DATA:
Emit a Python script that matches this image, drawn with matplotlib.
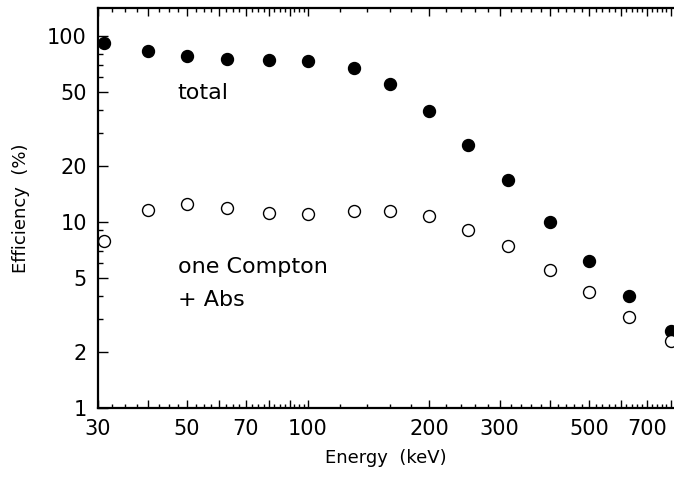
import numpy as np
import matplotlib
matplotlib.use('Agg')
import matplotlib.pyplot as plt
from matplotlib.ticker import FixedLocator, FuncFormatter, NullFormatter

# energies (keV) and efficiencies (%)
energy = [31, 40, 50, 63, 80, 100, 130, 160, 200, 250, 315, 400, 500, 630, 800]
eff_total = [91, 83, 78, 75, 74, 73, 67, 55, 39.5, 26, 16.8, 10.0, 6.2, 4.0, 2.6]
eff_compton = [7.9, 11.6, 12.5, 11.9, 11.2, 11.0, 11.5, 11.5, 10.7, 9.1, 7.4, 5.5, 4.2, 3.1, 2.3]

x_labels = [30, 50, 70, 100, 200, 300, 500, 700]
y_labels = [1, 2, 5, 10, 20, 50, 100]

plt.rcParams['font.family'] = ['DejaVu Sans']

fig = plt.figure(figsize=(6.74, 4.78), dpi=100)
ax = fig.add_axes([98 / 674, 1 - 408 / 478, 1 - 98 / 674, 400 / 478])

ax.plot(energy, eff_total, 'o', color='black', markersize=8.6)
ax.plot(energy, eff_compton, 'o', markerfacecolor='white', markeredgecolor='black',
        markeredgewidth=1.0, markersize=8.6)

ax.set_xscale('log')
ax.set_yscale('log')
ax.set_xlim(30, 815)
ax.set_ylim(1, 141)

# x ticks
x_major = [30, 40, 50, 60, 70, 80, 90, 100, 200, 300, 400, 500, 600, 700, 800]
x_minor = list(np.arange(32.5, 100, 2.5)) + list(np.arange(120, 815, 20))
x_minor = [v for v in x_minor if v not in x_major]
ax.xaxis.set_major_locator(FixedLocator(x_major))
ax.xaxis.set_minor_locator(FixedLocator(x_minor))
ax.xaxis.set_major_formatter(FuncFormatter(lambda v, p: '%d' % v if int(round(v)) in x_labels else ''))
ax.xaxis.set_minor_formatter(NullFormatter())

# y ticks
y_minor = [3, 4, 6, 7, 8, 9, 30, 40, 60, 70, 80, 90]
ax.yaxis.set_major_locator(FixedLocator(y_labels))
ax.yaxis.set_minor_locator(FixedLocator(y_minor))
ax.yaxis.set_major_formatter(FuncFormatter(lambda v, p: '%d' % v))
ax.yaxis.set_minor_formatter(NullFormatter())

ax.tick_params(axis='x', which='major', direction='in', length=6, width=1, top=True,
               labelsize=15, pad=8)
ax.tick_params(axis='x', which='minor', direction='in', length=3, width=1, top=True)
ax.tick_params(axis='y', which='major', direction='in', length=7, width=1, right=False,
               labelsize=15, pad=8)
ax.tick_params(axis='y', which='minor', direction='in', length=3.5, width=1, right=False)

for side in ['left', 'bottom', 'top']:
    ax.spines[side].set_linewidth(1.6)
ax.spines['right'].set_visible(False)

ax.set_xlabel('Energy  (keV)', fontsize=13, labelpad=7)
ax.set_ylabel('Efficiency  (%)', fontsize=13, labelpad=12)

ax.text(47.4, 49.4, 'total', fontsize=16, va='center', ha='left')
ax.text(47.4, 5.73, 'one Compton', fontsize=16, va='center', ha='left')
ax.text(47.4, 3.81, '+ Abs', fontsize=16, va='center', ha='left')

fig.savefig('out.png', dpi=100)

EXERCISE DETAILS: Leave out the pictures, then repeat the listing above exactly from its first line to the line with "ax = fig.add_axes([98", inclusive.

ANSWER TO THE PROBLEM:
Emit a Python script that matches this image, drawn with matplotlib.
import numpy as np
import matplotlib
matplotlib.use('Agg')
import matplotlib.pyplot as plt
from matplotlib.ticker import FixedLocator, FuncFormatter, NullFormatter

# energies (keV) and efficiencies (%)
energy = [31, 40, 50, 63, 80, 100, 130, 160, 200, 250, 315, 400, 500, 630, 800]
eff_total = [91, 83, 78, 75, 74, 73, 67, 55, 39.5, 26, 16.8, 10.0, 6.2, 4.0, 2.6]
eff_compton = [7.9, 11.6, 12.5, 11.9, 11.2, 11.0, 11.5, 11.5, 10.7, 9.1, 7.4, 5.5, 4.2, 3.1, 2.3]

x_labels = [30, 50, 70, 100, 200, 300, 500, 700]
y_labels = [1, 2, 5, 10, 20, 50, 100]

plt.rcParams['font.family'] = ['DejaVu Sans']

fig = plt.figure(figsize=(6.74, 4.78), dpi=100)
ax = fig.add_axes([98 / 674, 1 - 408 / 478, 1 - 98 / 674, 400 / 478])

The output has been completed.